Strona główna • Kobiece Skoki Narciarskie

Krystian Długopolski: "Straciliśmy 10 lat"

Brak Polek w międzynarodowych konkursach, rozwiązana kadra narodowa dziewcząt to obecnie stan skoków narciarskich kobiet w Polsce. Jedyną nadzieją na przyszłość są dwie grupy szkoleniowe zrzeszające najmłodsze dziewczynki z Beskidów i Tatr. Jednak ewentualne sukcesy w tej dyscyplinie to melodia odległej przyszłości.


- Początki są bardzo trudne - mówi Krystian Długopolski opiekujący się młodymi zawodniczkami z Tatr w rozmowie z Dziennikiem Polskim - Przed dwoma laty robiłem nabór, chodziłem po szkołach, na wywiadówki.
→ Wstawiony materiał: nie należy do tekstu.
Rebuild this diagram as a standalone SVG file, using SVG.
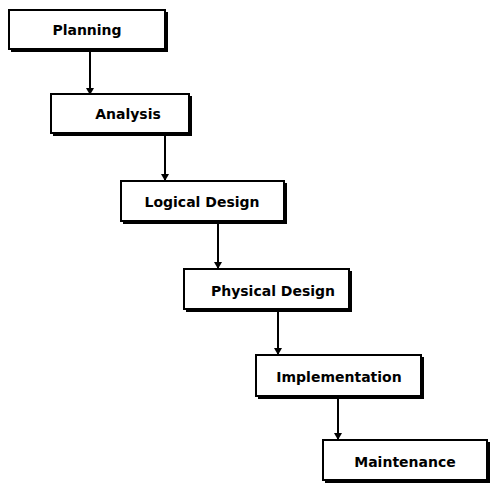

I udało się mi namówić do skakania raptem 15 dziewcząt. Ale nie wszystkie podjęły treningi, dzisiaj trenuje ze mną siedem zawodniczek z rocznika 2000-2002 .
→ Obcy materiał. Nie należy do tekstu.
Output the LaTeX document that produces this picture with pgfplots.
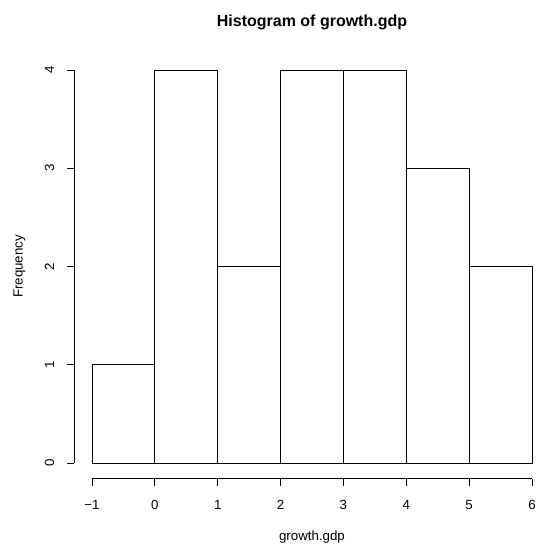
\documentclass[border=0pt]{standalone}
\usepackage{pgfplots}
\pgfplotsset{compat=1.18}
\usepackage{fontspec}
\setmainfont{Liberation Sans}
\begin{document}
\begin{tikzpicture}[x=1pt,y=1pt]
\begin{axis}[
  at={(74.4pt,65.3pt)}, anchor=south west,
  scale only axis, width=475.2pt, height=424.4pt,
  xmin=-1.28, xmax=6.28, ymin=-0.16, ymax=4.16,
  clip=false,
  axis line style={draw=none},
  tick pos=left, tick align=outside,
  major tick length=7.2pt,
  tick style={black, line width=0.9pt},
  xtick={-1,0,1,2,3,4,5,6}, xticklabels={−1,0,1,2,3,4,5,6},
  ytick={0,1,2,3,4}, yticklabels={0,1,2,3,4},
  ticklabel style={font=\fontsize{13.3}{16}\selectfont},
  xticklabel style={anchor=north, inner sep=0pt, outer sep=0pt, outer ysep=14pt},
  yticklabel style={rotate=90, anchor=south, inner sep=0pt, outer sep=0pt, outer ysep=13pt},
]
\addplot[ybar interval, draw=black, fill=white, line width=0.9pt]
  coordinates {(-1,1) (0,4) (1,2) (2,4) (3,4) (4,3) (5,2) (6,2)};
\draw[line width=0.9pt] (axis cs:-1,-0.16) -- (axis cs:6,-0.16);
\draw[line width=0.9pt] (axis cs:-1.28,0) -- (axis cs:-1.28,4);
\end{axis}
\node[font=\bfseries\fontsize{16}{19}\selectfont, anchor=base] at (312,517) {Histogram of growth.gdp};
\node[font=\fontsize{13.3}{16}\selectfont, anchor=base, inner sep=0pt] at (312,4) {growth.gdp};
\node[font=\fontsize{13.3}{16}\selectfont, anchor=base, inner sep=0pt, rotate=90] at (22.5,277.5) {Frequency};
\pgfresetboundingbox
\useasboundingbox (0,0) rectangle (536,544);
\end{tikzpicture}
\end{document}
- Podobne problemy ma Wojtek Tajner w Wiśle, też ma na treningach skromną grupkę, około 10 zawodniczek. To bardzo mało, dlatego tego lata chcę dokonać kolejnego naboru. Paradoks, w Zakopanem, w zimowej stolicy Polski, mało dzieci jeździ na nartach. A co dopiero mówić o skokach. Trenujemy na Maleńkiej Krokwi, na skoczni K-35, zawodniczki ćwiczą dwa, trzy razy w tygodniu. Zazdroszczę innym krajom, które wcześniej wzięły się za skoki kobiet. My mamy stracone 10 lat - zakończył ze smutkiem Długopolski

Zarzuty, że PZN zbyt późno zajął się skokami kobiecymi odpiera prezes Polskiego Związku Narciarskiego, Apoloniusz Tajner.
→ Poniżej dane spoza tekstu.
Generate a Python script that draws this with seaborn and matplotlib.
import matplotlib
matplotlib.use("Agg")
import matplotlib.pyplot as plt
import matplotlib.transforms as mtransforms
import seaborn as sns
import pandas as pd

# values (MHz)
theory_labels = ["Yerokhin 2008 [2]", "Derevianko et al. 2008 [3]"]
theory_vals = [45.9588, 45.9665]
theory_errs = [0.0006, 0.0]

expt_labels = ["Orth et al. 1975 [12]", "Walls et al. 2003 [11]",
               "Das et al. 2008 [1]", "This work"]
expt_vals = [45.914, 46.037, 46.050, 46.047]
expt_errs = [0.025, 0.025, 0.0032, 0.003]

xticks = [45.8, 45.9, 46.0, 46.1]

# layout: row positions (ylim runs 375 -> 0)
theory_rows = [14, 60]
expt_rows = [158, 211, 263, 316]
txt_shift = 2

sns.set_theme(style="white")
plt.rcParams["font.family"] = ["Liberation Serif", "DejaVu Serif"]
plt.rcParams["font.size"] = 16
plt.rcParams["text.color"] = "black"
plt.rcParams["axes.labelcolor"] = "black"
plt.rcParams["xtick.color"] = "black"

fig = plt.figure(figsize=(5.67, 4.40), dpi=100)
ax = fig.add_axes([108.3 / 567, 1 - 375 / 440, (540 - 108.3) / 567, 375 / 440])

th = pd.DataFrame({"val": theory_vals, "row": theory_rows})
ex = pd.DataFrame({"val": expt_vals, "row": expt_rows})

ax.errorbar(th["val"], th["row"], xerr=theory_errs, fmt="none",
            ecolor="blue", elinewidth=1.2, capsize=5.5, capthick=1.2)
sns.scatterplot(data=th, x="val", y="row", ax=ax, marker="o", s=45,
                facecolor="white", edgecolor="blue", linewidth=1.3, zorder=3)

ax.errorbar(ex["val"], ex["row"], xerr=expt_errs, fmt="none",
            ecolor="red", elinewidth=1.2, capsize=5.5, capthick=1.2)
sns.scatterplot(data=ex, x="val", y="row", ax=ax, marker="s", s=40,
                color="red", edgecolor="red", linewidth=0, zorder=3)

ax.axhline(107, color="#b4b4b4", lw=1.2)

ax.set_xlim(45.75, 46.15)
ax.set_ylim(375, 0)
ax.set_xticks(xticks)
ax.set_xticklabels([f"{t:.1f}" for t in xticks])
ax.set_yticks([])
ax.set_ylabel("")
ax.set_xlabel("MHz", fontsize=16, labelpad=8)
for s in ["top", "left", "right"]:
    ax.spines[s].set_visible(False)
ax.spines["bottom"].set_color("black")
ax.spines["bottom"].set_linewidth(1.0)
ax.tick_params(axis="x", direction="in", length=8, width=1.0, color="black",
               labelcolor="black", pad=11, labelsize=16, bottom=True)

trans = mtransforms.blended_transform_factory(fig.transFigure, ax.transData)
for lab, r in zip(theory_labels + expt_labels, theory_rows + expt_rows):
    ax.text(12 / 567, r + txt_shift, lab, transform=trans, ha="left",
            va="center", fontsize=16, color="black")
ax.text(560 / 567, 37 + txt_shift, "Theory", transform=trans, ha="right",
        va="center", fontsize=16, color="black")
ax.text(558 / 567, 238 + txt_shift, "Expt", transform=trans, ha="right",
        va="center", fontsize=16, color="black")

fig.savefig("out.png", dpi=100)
- To nie PZN, ale kluby mają zajmować się szkoleniem zawodniczek - uważa były trener Adama Małysza - Wiemy jednak, jak w klubach cienko jest z finansami, brakuje przede wszystkim trenerów, którzy zajęliby się szkoleniem skoczkiń. Przed rokiem, trochę na siłę, powołaliśmy kadrę w skokach kobiet, były w niej Joanna Gawron, Joanna Szwab i Magdalena Pałasz. Ale wyniki były bardzo kiepskie, więc kadrę rozwiązaliśmy. Zdecydowaliśmy się na szkolenie od podstaw. Wygospodarowaliśmy dwa etaty, Krystian Długopolski w Zakopanem i Wojciech Tajner w Beskidach zajęli się szkoleniem młodych zawodniczek. Na efekty trzeba będzie jednak poczekać co najmniej 5-6 lat. Na igrzyskach w Soczi na pewno nasze dziewczyny nie wystartują, ale liczmy, że stanie się to już na następnych, w 2018 roku.